■ Aim
Pull out every line containing the string "with".

■ Material supplied

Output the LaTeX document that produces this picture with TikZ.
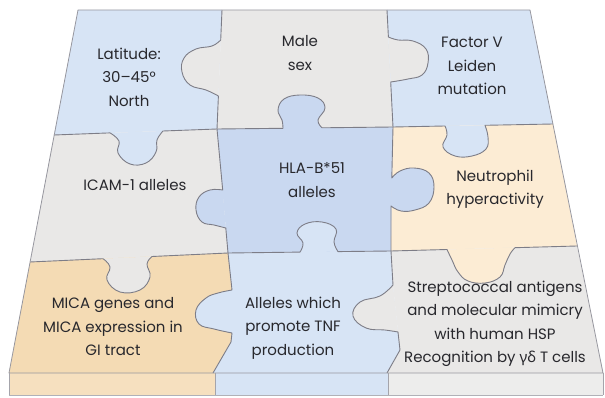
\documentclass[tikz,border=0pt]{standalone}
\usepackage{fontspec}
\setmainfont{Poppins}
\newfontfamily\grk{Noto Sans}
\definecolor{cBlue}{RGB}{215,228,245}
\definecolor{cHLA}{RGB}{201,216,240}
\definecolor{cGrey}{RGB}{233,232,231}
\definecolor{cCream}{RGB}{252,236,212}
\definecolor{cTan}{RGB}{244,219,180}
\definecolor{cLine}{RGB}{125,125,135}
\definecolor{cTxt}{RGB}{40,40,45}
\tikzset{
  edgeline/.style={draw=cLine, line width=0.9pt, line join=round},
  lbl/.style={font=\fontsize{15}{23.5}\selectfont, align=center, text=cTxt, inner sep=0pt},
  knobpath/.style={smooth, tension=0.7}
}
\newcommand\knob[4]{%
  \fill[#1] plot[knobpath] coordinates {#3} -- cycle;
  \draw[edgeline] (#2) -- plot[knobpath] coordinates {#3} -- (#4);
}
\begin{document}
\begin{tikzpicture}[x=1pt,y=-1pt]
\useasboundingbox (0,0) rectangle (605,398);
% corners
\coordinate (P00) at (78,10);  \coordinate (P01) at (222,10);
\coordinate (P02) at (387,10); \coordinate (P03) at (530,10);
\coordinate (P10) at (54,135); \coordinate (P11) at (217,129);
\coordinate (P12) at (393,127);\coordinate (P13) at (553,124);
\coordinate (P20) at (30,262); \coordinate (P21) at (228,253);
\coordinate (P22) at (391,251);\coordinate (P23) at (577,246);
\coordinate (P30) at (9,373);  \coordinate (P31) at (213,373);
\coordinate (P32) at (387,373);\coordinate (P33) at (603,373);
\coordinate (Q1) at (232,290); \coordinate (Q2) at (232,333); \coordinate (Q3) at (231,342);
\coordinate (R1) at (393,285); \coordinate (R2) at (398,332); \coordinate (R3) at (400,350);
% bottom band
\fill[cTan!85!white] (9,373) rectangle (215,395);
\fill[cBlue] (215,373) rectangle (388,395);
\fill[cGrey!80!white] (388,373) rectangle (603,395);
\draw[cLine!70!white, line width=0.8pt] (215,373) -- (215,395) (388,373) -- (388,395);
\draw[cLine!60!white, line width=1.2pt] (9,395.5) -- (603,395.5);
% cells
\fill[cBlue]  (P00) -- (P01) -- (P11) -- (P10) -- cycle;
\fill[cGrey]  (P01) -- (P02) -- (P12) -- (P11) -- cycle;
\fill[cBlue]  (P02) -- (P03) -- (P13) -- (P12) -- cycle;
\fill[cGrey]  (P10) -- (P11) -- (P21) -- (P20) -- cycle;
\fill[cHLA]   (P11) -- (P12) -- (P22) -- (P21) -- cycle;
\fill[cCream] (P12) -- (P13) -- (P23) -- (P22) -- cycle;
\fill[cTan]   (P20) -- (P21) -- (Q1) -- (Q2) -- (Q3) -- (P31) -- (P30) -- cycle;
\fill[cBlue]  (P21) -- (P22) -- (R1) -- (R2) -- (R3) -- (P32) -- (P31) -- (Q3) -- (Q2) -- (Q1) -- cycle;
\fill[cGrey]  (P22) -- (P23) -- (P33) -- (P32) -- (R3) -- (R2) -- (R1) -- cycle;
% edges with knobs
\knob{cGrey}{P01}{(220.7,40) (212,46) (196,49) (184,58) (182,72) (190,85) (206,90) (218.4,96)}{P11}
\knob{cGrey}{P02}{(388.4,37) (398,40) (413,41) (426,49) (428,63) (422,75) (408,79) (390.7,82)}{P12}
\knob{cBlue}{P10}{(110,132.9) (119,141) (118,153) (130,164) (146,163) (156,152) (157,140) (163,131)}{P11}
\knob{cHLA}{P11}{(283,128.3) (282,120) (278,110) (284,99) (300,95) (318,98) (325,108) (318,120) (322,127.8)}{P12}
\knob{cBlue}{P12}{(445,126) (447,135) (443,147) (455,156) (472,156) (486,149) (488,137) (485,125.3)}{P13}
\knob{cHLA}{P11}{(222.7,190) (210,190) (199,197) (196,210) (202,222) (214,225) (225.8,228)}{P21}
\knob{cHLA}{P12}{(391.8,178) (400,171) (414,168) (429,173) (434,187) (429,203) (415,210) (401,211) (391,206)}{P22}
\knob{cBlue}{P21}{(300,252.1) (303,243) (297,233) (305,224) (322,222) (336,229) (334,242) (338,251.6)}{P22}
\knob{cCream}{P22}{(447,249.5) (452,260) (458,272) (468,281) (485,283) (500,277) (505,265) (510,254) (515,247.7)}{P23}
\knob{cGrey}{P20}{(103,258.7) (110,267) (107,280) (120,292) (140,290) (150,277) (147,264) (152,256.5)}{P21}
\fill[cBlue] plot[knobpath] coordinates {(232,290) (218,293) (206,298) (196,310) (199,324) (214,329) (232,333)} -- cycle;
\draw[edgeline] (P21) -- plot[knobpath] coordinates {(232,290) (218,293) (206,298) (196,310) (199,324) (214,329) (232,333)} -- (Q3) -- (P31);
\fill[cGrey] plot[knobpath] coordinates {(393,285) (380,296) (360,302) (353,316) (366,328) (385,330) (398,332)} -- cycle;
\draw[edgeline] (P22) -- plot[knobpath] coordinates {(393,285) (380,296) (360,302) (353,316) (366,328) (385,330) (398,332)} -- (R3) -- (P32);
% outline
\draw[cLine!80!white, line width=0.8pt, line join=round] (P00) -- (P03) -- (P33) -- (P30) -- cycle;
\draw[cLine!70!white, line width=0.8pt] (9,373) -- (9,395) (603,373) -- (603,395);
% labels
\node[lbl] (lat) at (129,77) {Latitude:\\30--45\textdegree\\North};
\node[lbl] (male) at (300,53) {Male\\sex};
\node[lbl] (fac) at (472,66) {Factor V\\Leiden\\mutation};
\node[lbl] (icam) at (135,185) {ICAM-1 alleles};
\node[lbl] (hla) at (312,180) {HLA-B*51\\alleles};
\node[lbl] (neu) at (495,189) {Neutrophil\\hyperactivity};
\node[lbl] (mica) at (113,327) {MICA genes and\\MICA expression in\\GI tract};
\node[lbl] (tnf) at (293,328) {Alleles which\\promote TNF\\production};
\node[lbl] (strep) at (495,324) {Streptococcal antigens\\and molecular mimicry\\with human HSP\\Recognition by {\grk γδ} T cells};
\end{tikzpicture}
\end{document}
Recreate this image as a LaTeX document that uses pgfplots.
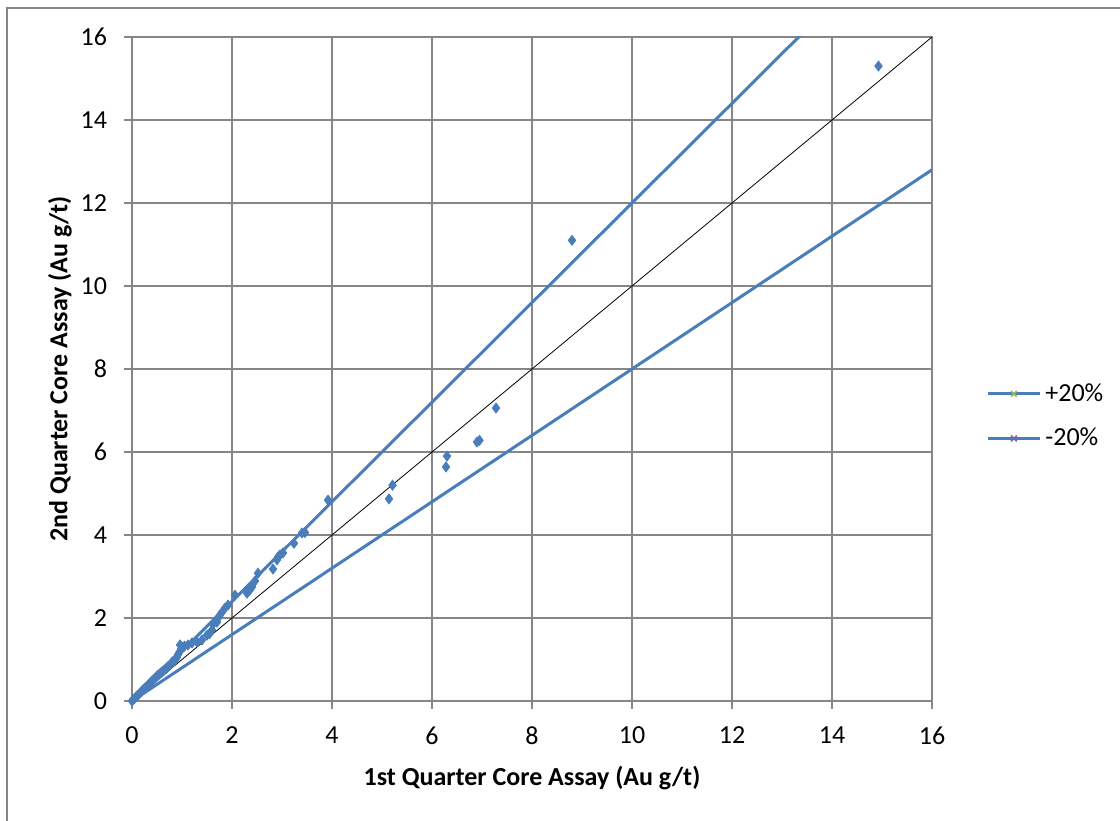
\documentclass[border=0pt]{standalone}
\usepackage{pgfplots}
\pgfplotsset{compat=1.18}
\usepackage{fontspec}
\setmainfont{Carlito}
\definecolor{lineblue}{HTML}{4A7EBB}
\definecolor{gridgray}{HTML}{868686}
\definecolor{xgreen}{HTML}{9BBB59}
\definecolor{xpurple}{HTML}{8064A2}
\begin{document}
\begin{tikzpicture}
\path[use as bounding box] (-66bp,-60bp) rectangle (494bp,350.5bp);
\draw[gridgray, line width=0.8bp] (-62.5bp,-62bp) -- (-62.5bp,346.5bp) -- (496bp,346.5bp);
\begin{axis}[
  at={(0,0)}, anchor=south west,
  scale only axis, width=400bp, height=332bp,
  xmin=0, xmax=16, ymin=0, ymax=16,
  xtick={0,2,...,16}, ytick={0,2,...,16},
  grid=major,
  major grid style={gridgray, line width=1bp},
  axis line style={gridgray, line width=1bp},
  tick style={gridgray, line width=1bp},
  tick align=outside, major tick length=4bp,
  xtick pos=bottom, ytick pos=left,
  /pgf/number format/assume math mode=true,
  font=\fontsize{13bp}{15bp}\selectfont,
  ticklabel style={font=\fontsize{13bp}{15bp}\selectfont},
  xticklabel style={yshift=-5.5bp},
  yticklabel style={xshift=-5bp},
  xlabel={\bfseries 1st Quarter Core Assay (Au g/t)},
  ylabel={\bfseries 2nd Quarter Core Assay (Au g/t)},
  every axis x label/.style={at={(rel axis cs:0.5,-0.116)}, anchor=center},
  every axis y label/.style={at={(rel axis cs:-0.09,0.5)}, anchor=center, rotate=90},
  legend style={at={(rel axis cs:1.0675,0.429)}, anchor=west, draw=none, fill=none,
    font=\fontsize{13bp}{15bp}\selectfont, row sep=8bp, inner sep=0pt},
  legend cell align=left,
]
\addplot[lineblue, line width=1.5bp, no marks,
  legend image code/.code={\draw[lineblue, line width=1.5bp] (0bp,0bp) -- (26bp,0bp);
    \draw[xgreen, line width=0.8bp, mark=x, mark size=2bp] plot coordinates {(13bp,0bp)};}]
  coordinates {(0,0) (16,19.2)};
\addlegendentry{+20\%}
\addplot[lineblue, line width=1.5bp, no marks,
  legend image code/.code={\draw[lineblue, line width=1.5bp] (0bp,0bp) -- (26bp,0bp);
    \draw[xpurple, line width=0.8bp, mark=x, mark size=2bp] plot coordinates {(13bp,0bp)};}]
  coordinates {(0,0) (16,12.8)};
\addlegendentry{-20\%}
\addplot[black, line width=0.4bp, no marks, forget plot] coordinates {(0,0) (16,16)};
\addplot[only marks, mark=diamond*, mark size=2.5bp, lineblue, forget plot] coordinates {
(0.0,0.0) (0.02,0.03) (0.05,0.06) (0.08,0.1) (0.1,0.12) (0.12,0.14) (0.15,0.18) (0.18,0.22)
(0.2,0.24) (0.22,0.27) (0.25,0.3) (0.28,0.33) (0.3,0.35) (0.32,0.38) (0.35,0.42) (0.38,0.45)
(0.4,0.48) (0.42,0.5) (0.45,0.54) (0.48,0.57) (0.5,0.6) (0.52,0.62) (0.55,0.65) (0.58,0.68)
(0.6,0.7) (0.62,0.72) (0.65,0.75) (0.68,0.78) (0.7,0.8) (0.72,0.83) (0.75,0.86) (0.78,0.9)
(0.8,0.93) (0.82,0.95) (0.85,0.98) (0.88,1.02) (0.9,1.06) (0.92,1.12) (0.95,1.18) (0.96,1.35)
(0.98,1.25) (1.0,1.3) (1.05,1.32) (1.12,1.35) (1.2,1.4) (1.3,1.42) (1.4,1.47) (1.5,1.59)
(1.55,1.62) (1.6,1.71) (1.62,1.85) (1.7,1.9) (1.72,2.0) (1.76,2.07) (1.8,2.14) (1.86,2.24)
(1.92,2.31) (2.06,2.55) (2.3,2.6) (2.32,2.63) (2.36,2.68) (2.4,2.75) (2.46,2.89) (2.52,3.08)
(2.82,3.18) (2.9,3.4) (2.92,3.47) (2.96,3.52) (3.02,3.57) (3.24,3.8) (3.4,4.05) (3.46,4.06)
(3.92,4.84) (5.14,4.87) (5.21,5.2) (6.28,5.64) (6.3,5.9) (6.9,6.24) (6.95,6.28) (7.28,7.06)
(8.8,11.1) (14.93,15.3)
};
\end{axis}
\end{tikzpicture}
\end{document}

■ The solution
Output the LaTeX document that produces this picture with TikZ.
% edges with knobs
\node[lbl] (strep) at (495,324) {Streptococcal antigens\\and molecular mimicry\\with human HSP\\Recognition by {\grk γδ} T cells};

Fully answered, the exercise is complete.